A frequent type of neuronal genomic mosaicism is copy number variation. Possible sources of such variation were suggested to be incorrect repairs of DNA damage and somatic recombination.

====Mitotic recombination====
One basic mechanism that can produce mosaic tissue is mitotic recombination or somatic crossover. It was first discovered by Curt Stern in Drosophila in 1936. The amount of tissue that is mosaic depends on where in the tree of cell division the exchange takes place. A phenotypic character called "twin spot" seen in Drosophila is a result of mitotic recombination. However, it also depends on the allelic status of the genes undergoing recombination. Twin spot occurs only if the heterozygous genes are linked in repulsion, i.e. the trans phase. The recombination needs to occur between the centromeres of the adjacent gene. This gives an appearance of yellow patches on the wild-type background in Drosophila. another example of mitotic recombination is the Bloom's syndrome, which happens due to the mutation in the blm gene. The resulting BLM protein is defective. The defect in RecQ, a helicase, facilitates the defective unwinding of DNA during replication, thus is associated with the occurrence of this disease.

==Use in experimental biology==
Genetic mosaics are a particularly powerful tool when used in the commonly studied fruit fly, where specially selected strains frequently lose an X or a Y chromosome in one of the first embryonic cell divisions. These mosaics can then be used to analyze such things as courtship behavior, and female sexual attraction.

More recently, the use of a transgene incorporated into the Drosophila genome has made the system far more flexible. The flip recombinase (or FLP) is a gene from the commonly studied yeast Saccharomyces cerevisiae that recognizes "flip recombinase target" (FRT) sites, which are short sequences of DNA, and induces recombination between them. FRT sites have been inserted transgenically near the centromere of each chromosome arm of D. melanogaster. The FLP gene can then be induced selectively, commonly using either the heat shock promoter or the GAL4/UAS system. The resulting clones can be identified either negatively or positively.

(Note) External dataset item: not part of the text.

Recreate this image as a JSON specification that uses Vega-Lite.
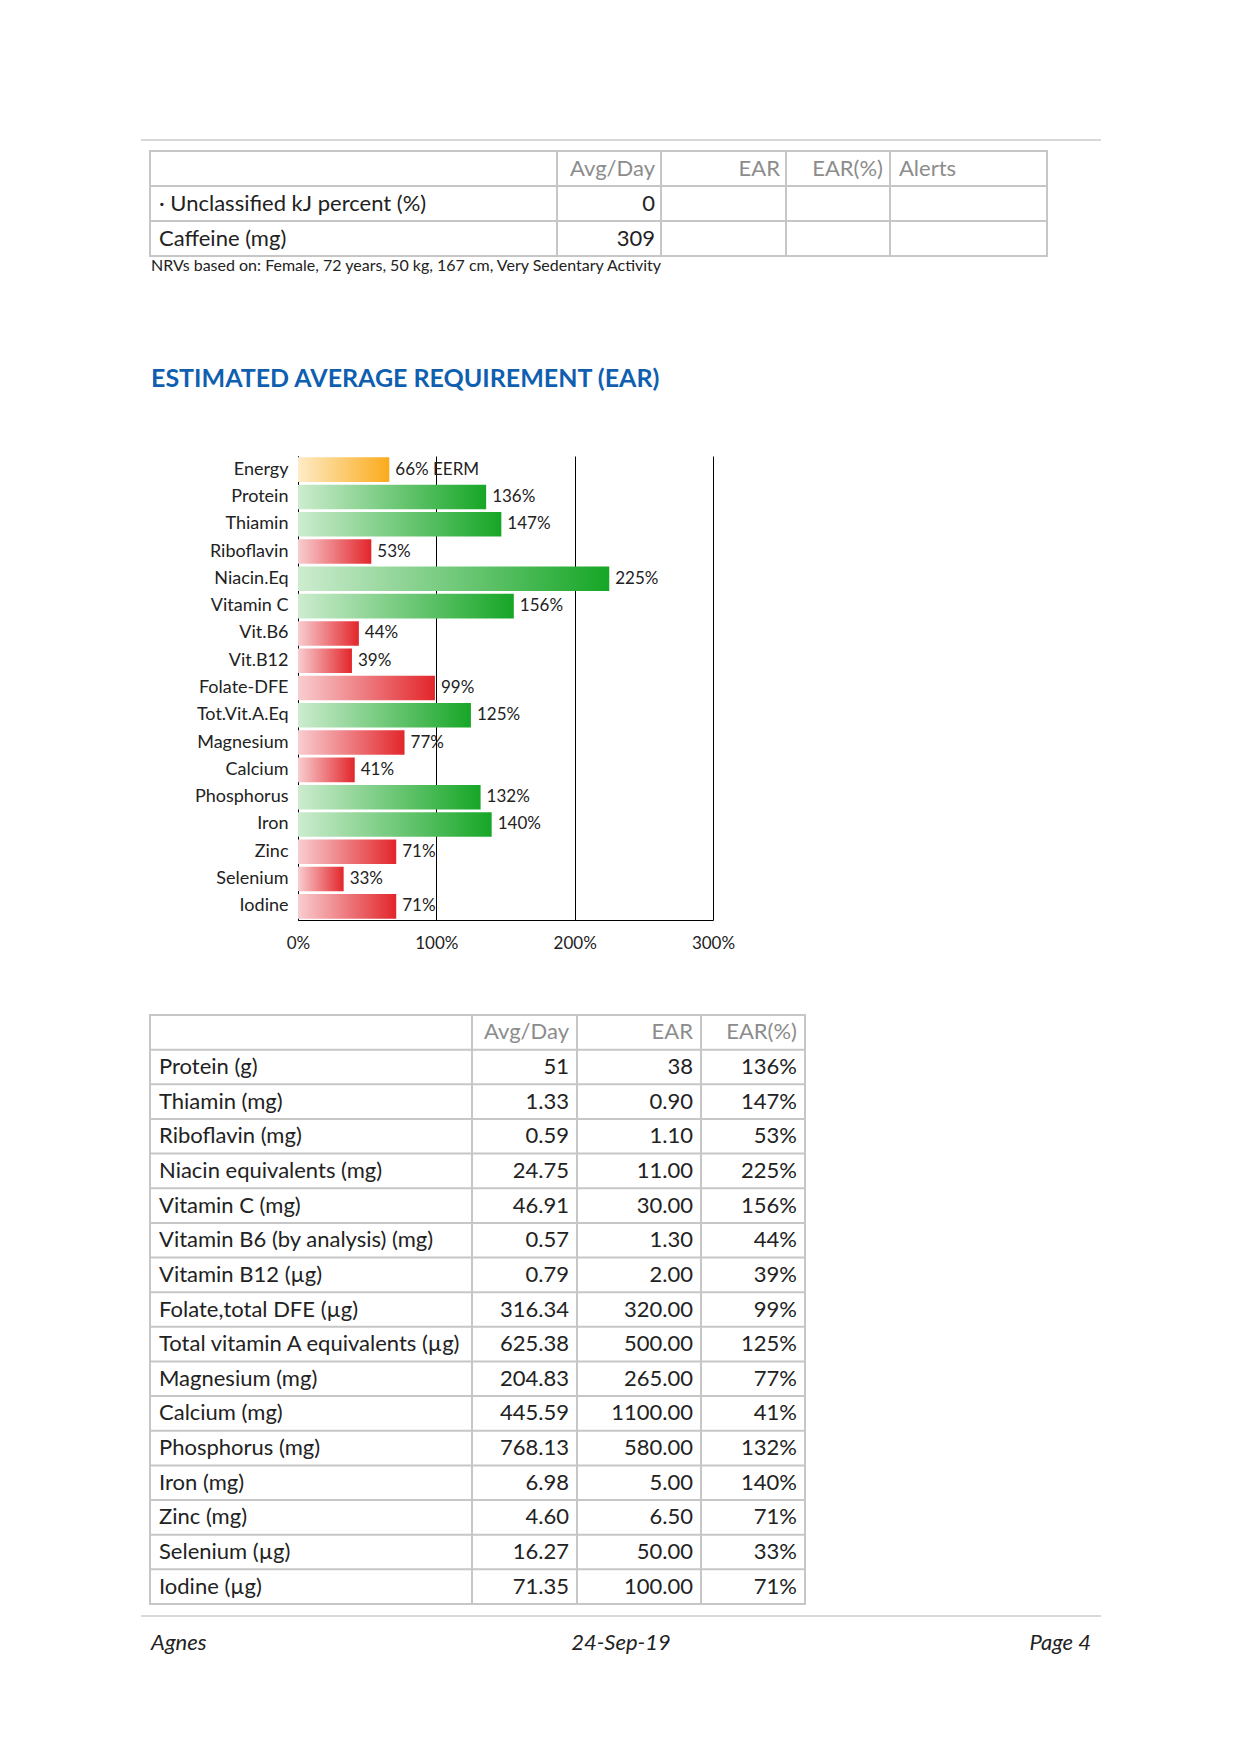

In negatively marked clones, the fly is transheterozygous for a gene encoding a visible marker (commonly the green fluorescent protein) and an allele of a gene to be studied (both on chromosomes bearing FRT sites). After induction of FLP expression, cells that undergo recombination will have progeny homozygous for either the marker or the allele being studied. Therefore, the cells that do not carry the marker (which are dark) can be identified as carrying a mutation.

Using negatively marked clones is sometimes inconvenient, especially when generating very small patches of cells, where seeing a dark spot on a bright background is more difficult than a bright spot on a dark background. Creating positively marked clones is possible using the so-called MARCM ("mosaic analysis with a repressible cell marker" system, developed by Liqun Luo, a professor at Stanford University, and his postdoctoral student Tzumin Lee, who now leads a group at Janelia Farm Research Campus. This system builds on the GAL4/UAS system, which is used to express GFP in specific cells. However, a globally expressed GAL80 gene is used to repress the action of GAL4, preventing the expression of GFP. Instead of using GFP to mark the wild-type chromosome as above, GAL80 serves this purpose, so that when it is removed by mitotic recombination, GAL4 is allowed to function, and GFP turns on. This results in the cells of interest being marked brightly in a dark background.